Witness "Operation Fast and Furious," a Bureau of Alcohol, Tobacco and Firearms plan that allegedly facilitated the flow of high-powered weapons into Mexico in the hope that it might lead to the take-down of a major cartel. It did not. But it may have fueled a spike in the murder rate and led to the death of U.S. Border Patrol agent Brian Terry.

ATF agents are trained to tail buyers of multiple high-powered weapons and find out what they do with them. Fast and Furious broke with this practice, according to a 51-page joint staff report released Wednesday by Rep. Darrell Issa (R., Calif.) and Sen. Charles Grassley (R., Iowa). It cites ATF agents who testified that the plan was to let the buyers disappear, to later recover the weapons at crime scenes, and then to use the serial numbers to identify where they came from. This was supposed to lead to the arrest of not only the Arizona "straw" buyer who had made the purchase for the capos, but to the bust of the big players in drug-trafficking organizations.

The ATF told me that it "can not comment on any of the allegations brought by the Issa-Grassley oversight committee" due to an ongoing investigation, and the Department of Justice did not return a request for comment. But as described in the report, the idea had two major flaws. First, it assumed that it didn't matter who got murdered with those weapons before they were recovered. Second, it was built on the theory that the operation could haul in the big fish. According to the report, the feds were wrong on both counts.

For the local gun merchants who cooperated with the feds and for some of the ATF agents in Arizona, the plan was dubious from the start. An estimated 2,000 of these guns disappeared over the 14-month period of Fast and Furious, and the agents who testified said that this contradicted everything they had learned about never letting a gun "walk"—that is, be taken by a suspicious purchaser without following him and finding out where it went.

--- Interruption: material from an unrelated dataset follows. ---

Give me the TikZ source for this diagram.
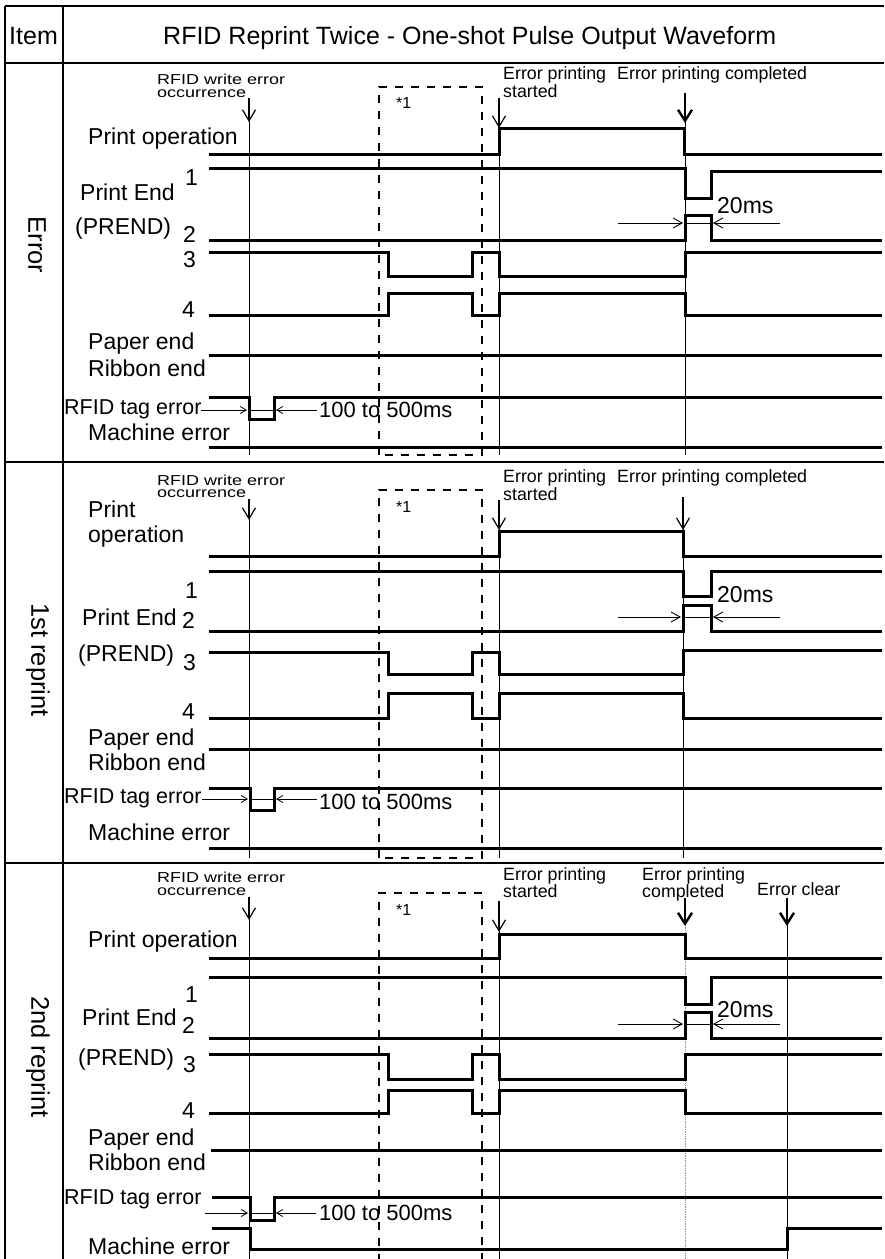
\documentclass[tikz,border=0pt]{standalone}
\usepackage{fontspec}
\setmainfont{Liberation Sans}
\usetikzlibrary{arrows.meta}
\newcommand{\squash}[1]{\scalebox{1}[0.8]{#1}}
\begin{document}
\begin{tikzpicture}[x=1pt,y=-1pt,
  wave/.style={line width=3pt, line join=miter},
  tline/.style={line width=1.3pt},
  markline/.style={line width=0.9pt},
  faintline/.style={line width=0.7pt, draw=black!45, densely dotted},
  dbox/.style={line width=1.3pt, dash pattern=on 8pt off 8pt},
  evarrow/.style={line width=1.2pt, -{Straight Barb[length=11pt,width=13pt,line width=1.2pt]}},
  evbold/.style={line width=2.4pt, -{Straight Barb[length=11pt,width=14pt,line width=2.4pt]}},
  dimarrow/.style={line width=0.9pt, -{Straight Barb[length=9pt,width=10pt,line width=0.9pt]}},
  tagarrow/.style={line width=0.8pt, -{Straight Barb[length=6pt,width=7pt,line width=0.8pt]}},
  lbl/.style={inner sep=0pt, anchor=base west, font=\fontsize{23}{23}\selectfont},
  tagl/.style={inner sep=0pt, anchor=base west, font=\fontsize{21.5}{21.5}\selectfont},
  sml/.style={inner sep=0pt, anchor=base west, font=\fontsize{17.8}{17.8}\selectfont},
  rwe/.style={inner sep=0pt, anchor=base west, font=\fontsize{18}{18}\selectfont},
  star/.style={inner sep=0pt, anchor=base west, font=\fontsize{16}{16}\selectfont},
  sec/.style={inner sep=0pt, rotate=-90, font=\fontsize{25.5}{25.5}\selectfont},
  ttl/.style={inner sep=0pt, anchor=base west, font=\fontsize{25}{25}\selectfont},
]
\useasboundingbox (0,0) rectangle (884,1259);

% ---------- table ----------
\draw[tline] (5,6) -- (884,6);
\draw[tline] (5,6) -- (5,1259);
\draw[tline] (63,6) -- (63,1259);
\draw[tline] (5,63) -- (884,63);
\draw[tline] (5,462) -- (884,462);
\draw[tline] (5,863) -- (884,863);
\node[ttl] (item) at (9,44) {Item};
\node[ttl] (title) at (163,44) {RFID Reprint Twice - One-shot Pulse Output Waveform};
\node[sec] (secA) at (37,245) {Error};
\node[sec] (secB) at (38,660) {1st reprint};
\node[sec] (secC) at (38,1057) {2nd reprint};

% ================= Section A: Error =================
\draw[dbox] (379,455) -- (379,87) -- (482,87) -- (482,455) -- cycle;
\node[star] (a_star) at (396,108) {*1};
\node[rwe] (a_rw1) at (157,84) {\squash{RFID write error}};
\node[rwe] (a_rw2) at (157,97) {\squash{occurrence}};
\node[sml] (a_es1) at (503,79) {Error printing};
\node[sml] (a_es2) at (503,97) {started};
\node[sml] (a_ec) at (617,79) {Error printing completed};
% markers
\draw[markline] (249,120) -- (249,455);
\draw[evarrow, line width=1.5pt] (249,98) -- (249,122);
\draw[markline] (499,126) -- (499,455);
\draw[evarrow] (499,98) -- (499,128);
\draw[markline] (685,120) -- (685,455);
\draw[evbold] (685,93) -- (685,123);
% labels
\node[lbl] (a_po) at (88,144) {Print operation};
\node[lbl] (a_n1) at (185,185) {1};
\node[lbl] (a_pe) at (80,200) {Print End};
\node[lbl] (a_pr) at (75,234) {(PREND)};
\node[lbl] (a_n2) at (183,242) {2};
\node[lbl] (a_n3) at (183,267) {3};
\node[lbl] (a_n4) at (182,317) {4};
\node[lbl] (a_pa) at (88,349) {Paper end};
\node[lbl] (a_ri) at (88,376) {Ribbon end};
\node[tagl] (a_tg) at (64,414) {RFID tag error};
\node[lbl] (a_me) at (88,440) {Machine error};
\node[lbl] (a_20) at (717,213) {20ms};
\node[lbl, font=\fontsize{22}{22}\selectfont] (a_100) at (319,417) {100 to 500ms};
% waves
\draw[wave] (209,154) -- (499,154) -- (499,128) -- (684,128) -- (684,154) -- (882,154);
\draw[wave] (209,168) -- (685,168) -- (685,198) -- (711,198) -- (711,171) -- (882,171);
\draw[wave] (209,240) -- (685,240) -- (685,215) -- (711,215) -- (711,240) -- (882,240);
\draw[wave] (209,252) -- (388,252) -- (388,276) -- (472,276) -- (472,252) -- (499,252) -- (499,276) -- (685,276) -- (685,252) -- (882,252);
\draw[wave] (209,315) -- (388,315) -- (388,293) -- (472,293) -- (472,315) -- (499,315) -- (499,293) -- (685,293) -- (685,315) -- (882,315);
\draw[wave] (209,355) -- (882,355);
\draw[wave] (209,397) -- (249,397) -- (249,419) -- (274,419) -- (274,397) -- (882,397);
\draw[wave] (209,447) -- (882,447);
% dimensions
\draw[dimarrow] (618,223) -- (683,223);
\draw[dimarrow] (780,223) -- (713,223);
\draw[markline, line width=0.6pt] (685,223) -- (711,223);
\draw[tagarrow] (201,410) -- (247,410);
\draw[tagarrow] (317,410) -- (276,410);
\draw[markline, line width=0.6pt] (249,410) -- (274,410);

% ================= Section B: 1st reprint =================
\draw[dbox] (379,858) -- (379,490) -- (482,490) -- (482,858) -- cycle;
\node[star] (b_star) at (396,512) {*1};
\node[rwe] (b_rw1) at (157,485) {\squash{RFID write error}};
\node[rwe] (b_rw2) at (157,497.5) {\squash{occurrence}};
\node[sml] (b_es1) at (503,482) {Error printing};
\node[sml] (b_es2) at (503,500) {started};
\node[sml] (b_ec) at (617,482) {Error printing completed};
\draw[markline] (249,518) -- (249,858);
\draw[evarrow] (249,499) -- (249,520);
\draw[markline] (499,528) -- (499,858);
\draw[evarrow] (499,500) -- (499,530);
\draw[markline] (683,528) -- (683,858);
\draw[evarrow] (683,497) -- (683,530);
\node[lbl] (b_p1) at (88,517) {Print};
\node[lbl] (b_p2) at (88,542) {operation};
\node[lbl] (b_n1) at (185,598) {1};
\node[lbl] (b_pe) at (82,625) {Print End};
\node[lbl] (b_n2) at (182,628) {2};
\node[lbl] (b_pr) at (78,661) {(PREND)};
\node[lbl] (b_n3) at (183,670) {3};
\node[lbl] (b_n4) at (182,719) {4};
\node[lbl] (b_pa) at (88,745) {Paper end};
\node[lbl] (b_ri) at (88,770) {Ribbon end};
\node[tagl] (b_tg) at (64,803) {RFID tag error};
\node[lbl] (b_me) at (88,840) {Machine error};
\node[lbl] (b_20) at (717,602) {20ms};
\node[lbl, font=\fontsize{22}{22}\selectfont] (b_100) at (319,809) {100 to 500ms};
\draw[wave] (209,556) -- (499,556) -- (499,531) -- (683,531) -- (683,556) -- (882,556);
\draw[wave] (209,571) -- (683,571) -- (683,596) -- (711,596) -- (711,571) -- (882,571);
\draw[wave] (209,631) -- (683,631) -- (683,605) -- (711,605) -- (711,631) -- (882,631);
\draw[wave] (209,652) -- (388,652) -- (388,674) -- (472,674) -- (472,652) -- (499,652) -- (499,674) -- (683,674) -- (683,650) -- (882,650);
\draw[wave] (209,718) -- (388,718) -- (388,693) -- (472,693) -- (472,718) -- (499,718) -- (499,693) -- (683,693) -- (683,718) -- (882,718);
\draw[wave] (209,749) -- (882,749);
\draw[wave] (209,788) -- (250,788) -- (250,810) -- (274,810) -- (274,788) -- (882,788);
\draw[wave] (209,848) -- (882,848);
\draw[dimarrow] (618,617) -- (681,617);
\draw[dimarrow] (780,617) -- (713,617);
\draw[markline, line width=0.6pt] (683,617) -- (711,617);
\draw[tagarrow] (202,799) -- (248,799);
\draw[tagarrow] (317,799) -- (276,799);
\draw[markline, line width=0.6pt] (250,799) -- (274,799);

% ================= Section C: 2nd reprint =================
\draw[dbox] (379,1262) -- (379,893) -- (482,893) -- (482,1262);
\node[star] (c_star) at (396,915) {*1};
\node[rwe] (c_rw1) at (157,882) {\squash{RFID write error}};
\node[rwe] (c_rw2) at (157,895) {\squash{occurrence}};
\node[sml] (c_es1) at (503,880) {Error printing};
\node[sml] (c_es2) at (503,897) {started};
\node[sml] (c_ec1) at (642,880) {Error printing};
\node[sml] (c_ec2) at (642,897) {completed};
\node[sml] (c_cl) at (757,895) {Error clear};
\draw[markline] (249,918) -- (249,1259);
\draw[evarrow] (249,897) -- (249,920);
\draw[markline] (499,930) -- (499,1259);
\draw[evarrow] (499,901) -- (499,932);
\draw[faintline] (685,925) -- (685,1259);
\draw[evbold] (685,898) -- (685,926);
\draw[markline] (787,922) -- (787,1259);
\draw[evbold] (787,898) -- (787,926);
\node[lbl] (c_po) at (88,947) {Print operation};
\node[lbl] (c_n1) at (185,1002) {1};
\node[lbl] (c_pe) at (82,1025) {Print End};
\node[lbl] (c_n2) at (182,1033) {2};
\node[lbl] (c_pr) at (78,1065) {(PREND)};
\node[lbl] (c_n3) at (183,1072) {3};
\node[lbl] (c_n4) at (182,1118) {4};
\node[lbl] (c_pa) at (88,1145) {Paper end};
\node[lbl] (c_ri) at (88,1170) {Ribbon end};
\node[tagl] (c_tg) at (64,1204) {RFID tag error};
\node[lbl] (c_me) at (88,1254) {Machine error};
\node[lbl] (c_20) at (717,1017) {20ms};
\node[lbl, font=\fontsize{22}{22}\selectfont] (c_100) at (319,1220) {100 to 500ms};
\draw[wave] (209,958) -- (499,958) -- (499,934) -- (685,934) -- (685,958) -- (882,958);
\draw[wave] (209,977) -- (685,977) -- (685,1004) -- (711,1004) -- (711,977) -- (882,977);
\draw[wave] (209,1038) -- (685,1038) -- (685,1012) -- (711,1012) -- (711,1038) -- (882,1038);
\draw[wave] (209,1054) -- (388,1054) -- (388,1079) -- (472,1079) -- (472,1054) -- (499,1054) -- (499,1079) -- (685,1079) -- (685,1054) -- (882,1054);
\draw[wave] (209,1113) -- (388,1113) -- (388,1090) -- (472,1090) -- (472,1113) -- (499,1113) -- (499,1090) -- (685,1090) -- (685,1113) -- (882,1113);
\draw[wave] (211,1150) -- (882,1150);
\draw[wave] (212,1197) -- (250,1197) -- (250,1220) -- (274,1220) -- (274,1197) -- (882,1197);
\draw[wave] (212,1228) -- (250,1228) -- (250,1249) -- (787,1249) -- (787,1228) -- (882,1228);
\draw[dimarrow] (618,1024) -- (683,1024);
\draw[dimarrow] (780,1024) -- (713,1024);
\draw[markline, line width=0.6pt] (685,1024) -- (711,1024);
\draw[tagarrow] (205,1213) -- (248,1213);
\draw[tagarrow] (316,1213) -- (276,1213);
\draw[markline, line width=0.6pt] (250,1213) -- (274,1213);
\end{tikzpicture}
\end{document}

One agent described his frustration: "Every day being out here watching a guy go into the same gun store buying another 15 or 20 AK-47s or variants or . . . five or tenDraco pistols or FN Five-seveNs . . . guys that don't have a job, and he is walking in here spending $27,000 for three Barrett .50 calibers . . . and you are sitting there every day and you can't do anything." Agents say that their concerns, expressed to supervisors, were rebuffed. There was even a threat of dismissal if they didn't get with the program.

At the same time, violence was spiking in Mexico. In an email dated April 2, 2010, the group's supervisor reported that in the month of March "our subjects" had purchased 359 firearms and that 958 people were killed in Mexico in drug violence. It was the bloodiest month since 2005 and included 11 policemen in the state of Sinaloa. As another agent interviewed for the staff report said: "We were all sick to death when we realized . . . what was going on or when we saw what was going on by the trends. We were all just, yes, we were all distraught."

Well, not all. The agents interviewed say supervisors viewed the bloodshed with chilling indifference—or worse. As the report summarizes, "An increase of crimes and deaths in Mexico caused an increase in the recovery of weapons at crime scenes. When these weapons traced back through the Suspect Gun Database to weapons that were walked under Fast and Furious, supervisors in Phoenix were giddy at the success of their operation."

Agents say that the loss of life and worries that the guns might eventually be used on U.S. personnel were not addressed because supervisors thought their plan was working. The "sentiment" from higher-ups, according to one agent's testimony, was "if you are going to make an omelet, you need to scramble some eggs." It was only when Agent Terry was murdered and two AK-47s that had "walked" were found at the scene, that the operation came under scrutiny. The ATF subsequently arrested a number of straw purchasers but none of those arrests involved "key players of a criminal syndicate," according to the report. For the record, an ATF official in the report says that the bureau never let guns "walk."

By any measure the 40-year-old war on drugs has been a failure. One unintended consequence is the financing that the sale of prohibited substances provides to gangsters who then buy guns. That's bad enough. But when the ATF puts making the big cartel bust above human life, it's a new low.